### WRITTEN REQUEST
Give back the exact lines spanning from the line with "Write a LaTeX" to the line with "(20,40) rectangle (700,366);", with both of those lines included and no others.

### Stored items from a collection
────────────────────

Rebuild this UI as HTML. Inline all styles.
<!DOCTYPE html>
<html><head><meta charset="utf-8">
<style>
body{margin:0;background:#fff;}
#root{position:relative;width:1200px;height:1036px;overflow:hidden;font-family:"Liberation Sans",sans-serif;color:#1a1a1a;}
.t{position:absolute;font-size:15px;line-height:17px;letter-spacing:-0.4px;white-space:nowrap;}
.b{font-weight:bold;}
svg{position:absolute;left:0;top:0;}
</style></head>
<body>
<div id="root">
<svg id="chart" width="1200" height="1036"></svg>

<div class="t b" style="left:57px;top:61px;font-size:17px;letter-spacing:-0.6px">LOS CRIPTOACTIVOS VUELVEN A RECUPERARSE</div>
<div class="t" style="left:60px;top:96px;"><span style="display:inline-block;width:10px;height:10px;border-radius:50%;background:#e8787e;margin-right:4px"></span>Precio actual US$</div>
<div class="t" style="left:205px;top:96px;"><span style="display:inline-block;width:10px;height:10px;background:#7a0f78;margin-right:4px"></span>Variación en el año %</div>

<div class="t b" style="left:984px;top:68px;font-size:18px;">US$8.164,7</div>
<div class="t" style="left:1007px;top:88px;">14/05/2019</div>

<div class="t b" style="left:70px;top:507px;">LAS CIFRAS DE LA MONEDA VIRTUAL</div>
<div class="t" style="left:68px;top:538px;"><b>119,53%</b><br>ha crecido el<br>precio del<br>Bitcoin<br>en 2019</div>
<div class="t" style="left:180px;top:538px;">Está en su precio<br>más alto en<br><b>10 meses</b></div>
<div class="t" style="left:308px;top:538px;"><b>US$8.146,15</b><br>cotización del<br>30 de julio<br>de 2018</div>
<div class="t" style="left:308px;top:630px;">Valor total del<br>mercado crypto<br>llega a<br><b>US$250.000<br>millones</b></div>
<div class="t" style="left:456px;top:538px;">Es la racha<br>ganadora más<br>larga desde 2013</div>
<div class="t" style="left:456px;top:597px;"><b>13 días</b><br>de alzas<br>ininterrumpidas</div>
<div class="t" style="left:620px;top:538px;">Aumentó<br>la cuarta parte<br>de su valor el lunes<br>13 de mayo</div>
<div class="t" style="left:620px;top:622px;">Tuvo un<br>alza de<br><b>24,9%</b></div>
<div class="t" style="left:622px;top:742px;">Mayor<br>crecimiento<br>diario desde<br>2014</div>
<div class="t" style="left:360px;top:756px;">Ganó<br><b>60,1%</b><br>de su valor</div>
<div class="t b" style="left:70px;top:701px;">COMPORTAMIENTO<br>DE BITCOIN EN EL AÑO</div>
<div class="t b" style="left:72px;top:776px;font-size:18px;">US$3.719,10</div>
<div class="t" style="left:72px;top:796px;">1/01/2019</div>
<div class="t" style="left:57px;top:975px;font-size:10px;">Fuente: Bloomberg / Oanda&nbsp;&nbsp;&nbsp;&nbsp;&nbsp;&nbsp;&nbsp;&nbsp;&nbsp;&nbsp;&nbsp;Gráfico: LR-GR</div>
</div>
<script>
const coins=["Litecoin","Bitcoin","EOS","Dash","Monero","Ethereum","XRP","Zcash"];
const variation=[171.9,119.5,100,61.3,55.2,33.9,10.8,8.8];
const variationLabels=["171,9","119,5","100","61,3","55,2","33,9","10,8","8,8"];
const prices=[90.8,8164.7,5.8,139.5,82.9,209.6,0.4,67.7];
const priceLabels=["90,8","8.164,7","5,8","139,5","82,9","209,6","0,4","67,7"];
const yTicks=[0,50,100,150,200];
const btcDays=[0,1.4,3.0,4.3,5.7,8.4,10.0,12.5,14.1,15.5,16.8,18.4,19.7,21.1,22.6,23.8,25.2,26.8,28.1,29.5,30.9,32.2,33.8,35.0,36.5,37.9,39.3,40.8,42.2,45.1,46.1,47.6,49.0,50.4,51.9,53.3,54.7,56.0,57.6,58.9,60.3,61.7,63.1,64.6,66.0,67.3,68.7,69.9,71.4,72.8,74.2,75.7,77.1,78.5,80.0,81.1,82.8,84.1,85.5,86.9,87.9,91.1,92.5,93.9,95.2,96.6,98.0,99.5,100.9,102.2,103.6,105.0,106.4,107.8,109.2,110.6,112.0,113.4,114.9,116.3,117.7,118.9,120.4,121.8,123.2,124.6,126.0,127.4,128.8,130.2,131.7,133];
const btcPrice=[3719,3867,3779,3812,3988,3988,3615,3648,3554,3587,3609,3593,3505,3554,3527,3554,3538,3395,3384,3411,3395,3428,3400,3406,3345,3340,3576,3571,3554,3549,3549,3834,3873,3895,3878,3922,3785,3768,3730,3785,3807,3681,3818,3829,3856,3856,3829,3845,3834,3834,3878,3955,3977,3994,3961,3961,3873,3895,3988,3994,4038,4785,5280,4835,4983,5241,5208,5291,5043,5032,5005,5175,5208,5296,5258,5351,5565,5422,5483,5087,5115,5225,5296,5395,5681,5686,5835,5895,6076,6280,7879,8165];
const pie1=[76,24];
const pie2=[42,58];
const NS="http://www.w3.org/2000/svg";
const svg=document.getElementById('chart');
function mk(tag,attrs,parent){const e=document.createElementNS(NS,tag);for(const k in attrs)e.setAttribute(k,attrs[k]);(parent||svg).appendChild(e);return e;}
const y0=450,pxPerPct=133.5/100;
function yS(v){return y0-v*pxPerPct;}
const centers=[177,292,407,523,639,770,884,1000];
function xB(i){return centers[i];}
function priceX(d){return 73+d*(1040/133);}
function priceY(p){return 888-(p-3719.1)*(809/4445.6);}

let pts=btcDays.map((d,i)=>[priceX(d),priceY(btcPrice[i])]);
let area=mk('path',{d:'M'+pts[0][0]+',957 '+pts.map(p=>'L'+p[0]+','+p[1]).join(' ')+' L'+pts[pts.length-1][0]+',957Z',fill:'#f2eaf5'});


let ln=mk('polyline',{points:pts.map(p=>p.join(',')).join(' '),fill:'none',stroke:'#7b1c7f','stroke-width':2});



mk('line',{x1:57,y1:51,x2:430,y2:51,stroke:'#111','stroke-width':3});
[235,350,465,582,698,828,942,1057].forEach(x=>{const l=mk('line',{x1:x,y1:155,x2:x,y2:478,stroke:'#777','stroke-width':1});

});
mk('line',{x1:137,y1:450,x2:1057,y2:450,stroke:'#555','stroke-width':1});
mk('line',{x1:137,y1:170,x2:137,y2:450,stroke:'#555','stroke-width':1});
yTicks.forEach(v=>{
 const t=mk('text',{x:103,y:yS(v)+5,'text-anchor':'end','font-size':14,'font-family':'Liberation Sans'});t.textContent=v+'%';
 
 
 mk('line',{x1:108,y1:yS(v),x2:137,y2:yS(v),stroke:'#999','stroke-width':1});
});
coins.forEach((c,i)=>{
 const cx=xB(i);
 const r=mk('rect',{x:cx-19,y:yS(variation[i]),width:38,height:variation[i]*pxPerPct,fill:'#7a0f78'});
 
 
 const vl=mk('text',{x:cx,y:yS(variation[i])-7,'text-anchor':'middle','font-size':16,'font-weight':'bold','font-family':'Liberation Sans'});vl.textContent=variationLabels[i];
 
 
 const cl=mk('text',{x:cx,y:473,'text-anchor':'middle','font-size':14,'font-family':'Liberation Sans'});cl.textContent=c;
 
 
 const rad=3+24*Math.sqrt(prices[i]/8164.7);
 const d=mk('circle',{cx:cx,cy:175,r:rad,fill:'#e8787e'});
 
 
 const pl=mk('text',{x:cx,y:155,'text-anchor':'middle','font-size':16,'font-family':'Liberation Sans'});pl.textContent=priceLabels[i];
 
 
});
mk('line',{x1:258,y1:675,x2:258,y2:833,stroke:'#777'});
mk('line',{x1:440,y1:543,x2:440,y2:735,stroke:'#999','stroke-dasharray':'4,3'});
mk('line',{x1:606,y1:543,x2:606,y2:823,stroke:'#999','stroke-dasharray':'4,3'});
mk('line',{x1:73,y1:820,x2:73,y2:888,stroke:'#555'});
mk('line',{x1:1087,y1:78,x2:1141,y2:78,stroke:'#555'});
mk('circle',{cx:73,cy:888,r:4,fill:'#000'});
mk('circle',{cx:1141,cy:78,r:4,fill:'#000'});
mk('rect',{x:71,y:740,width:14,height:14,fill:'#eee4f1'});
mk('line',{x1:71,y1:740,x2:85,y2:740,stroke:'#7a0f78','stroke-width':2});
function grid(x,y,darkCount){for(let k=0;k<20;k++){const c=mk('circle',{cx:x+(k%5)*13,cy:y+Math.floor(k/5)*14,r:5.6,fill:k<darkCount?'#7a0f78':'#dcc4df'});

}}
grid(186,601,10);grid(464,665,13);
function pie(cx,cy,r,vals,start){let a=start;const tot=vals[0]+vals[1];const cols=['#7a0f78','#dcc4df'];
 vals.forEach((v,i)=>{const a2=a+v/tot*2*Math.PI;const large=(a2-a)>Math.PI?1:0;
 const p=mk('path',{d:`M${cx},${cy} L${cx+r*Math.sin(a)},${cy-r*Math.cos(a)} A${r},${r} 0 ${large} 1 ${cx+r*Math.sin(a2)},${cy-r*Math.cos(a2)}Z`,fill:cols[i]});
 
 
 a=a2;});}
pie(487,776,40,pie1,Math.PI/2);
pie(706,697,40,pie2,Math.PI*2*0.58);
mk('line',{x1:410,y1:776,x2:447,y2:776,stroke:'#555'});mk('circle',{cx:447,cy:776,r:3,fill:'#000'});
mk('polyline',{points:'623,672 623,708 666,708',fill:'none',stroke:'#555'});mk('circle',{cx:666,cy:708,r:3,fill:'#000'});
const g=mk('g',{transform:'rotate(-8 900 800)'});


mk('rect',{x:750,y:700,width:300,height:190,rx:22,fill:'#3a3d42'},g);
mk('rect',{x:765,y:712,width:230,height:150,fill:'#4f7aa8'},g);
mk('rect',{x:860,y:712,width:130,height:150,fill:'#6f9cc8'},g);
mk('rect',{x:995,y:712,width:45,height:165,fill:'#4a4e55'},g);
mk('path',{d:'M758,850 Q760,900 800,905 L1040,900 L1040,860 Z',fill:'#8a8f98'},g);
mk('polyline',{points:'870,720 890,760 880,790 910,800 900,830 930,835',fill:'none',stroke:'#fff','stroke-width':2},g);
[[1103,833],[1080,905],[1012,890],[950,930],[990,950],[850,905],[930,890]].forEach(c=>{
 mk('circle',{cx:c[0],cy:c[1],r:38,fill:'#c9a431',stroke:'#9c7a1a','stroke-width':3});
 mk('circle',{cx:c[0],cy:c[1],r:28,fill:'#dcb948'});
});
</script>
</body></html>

────────────────────

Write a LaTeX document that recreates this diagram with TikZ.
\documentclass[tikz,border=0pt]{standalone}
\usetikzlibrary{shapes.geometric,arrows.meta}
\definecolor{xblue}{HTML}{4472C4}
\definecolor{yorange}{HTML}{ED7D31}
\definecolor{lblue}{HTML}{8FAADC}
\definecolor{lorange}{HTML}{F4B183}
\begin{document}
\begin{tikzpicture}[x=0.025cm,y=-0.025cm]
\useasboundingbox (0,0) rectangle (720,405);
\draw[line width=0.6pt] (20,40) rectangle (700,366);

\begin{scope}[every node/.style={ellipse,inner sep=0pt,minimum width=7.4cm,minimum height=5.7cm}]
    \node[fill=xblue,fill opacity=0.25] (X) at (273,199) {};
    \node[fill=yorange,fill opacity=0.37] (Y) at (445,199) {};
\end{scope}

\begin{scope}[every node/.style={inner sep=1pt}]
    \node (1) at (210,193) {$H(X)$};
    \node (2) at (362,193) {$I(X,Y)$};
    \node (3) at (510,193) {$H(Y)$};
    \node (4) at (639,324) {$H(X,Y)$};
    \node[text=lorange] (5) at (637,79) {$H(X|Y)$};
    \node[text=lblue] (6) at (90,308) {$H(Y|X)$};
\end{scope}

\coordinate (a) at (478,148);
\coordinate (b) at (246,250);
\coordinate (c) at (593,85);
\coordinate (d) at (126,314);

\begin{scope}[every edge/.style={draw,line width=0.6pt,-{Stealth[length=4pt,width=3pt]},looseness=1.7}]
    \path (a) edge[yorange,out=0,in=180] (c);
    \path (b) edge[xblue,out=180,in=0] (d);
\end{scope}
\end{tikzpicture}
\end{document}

────────────────────

### TASK SOLUTION
Write a LaTeX document that recreates this diagram with TikZ.
\documentclass[tikz,border=0pt]{standalone}
\usetikzlibrary{shapes.geometric,arrows.meta}
\definecolor{xblue}{HTML}{4472C4}
\definecolor{yorange}{HTML}{ED7D31}
\definecolor{lblue}{HTML}{8FAADC}
\definecolor{lorange}{HTML}{F4B183}
\begin{document}
\begin{tikzpicture}[x=0.025cm,y=-0.025cm]
\useasboundingbox (0,0) rectangle (720,405);
\draw[line width=0.6pt] (20,40) rectangle (700,366);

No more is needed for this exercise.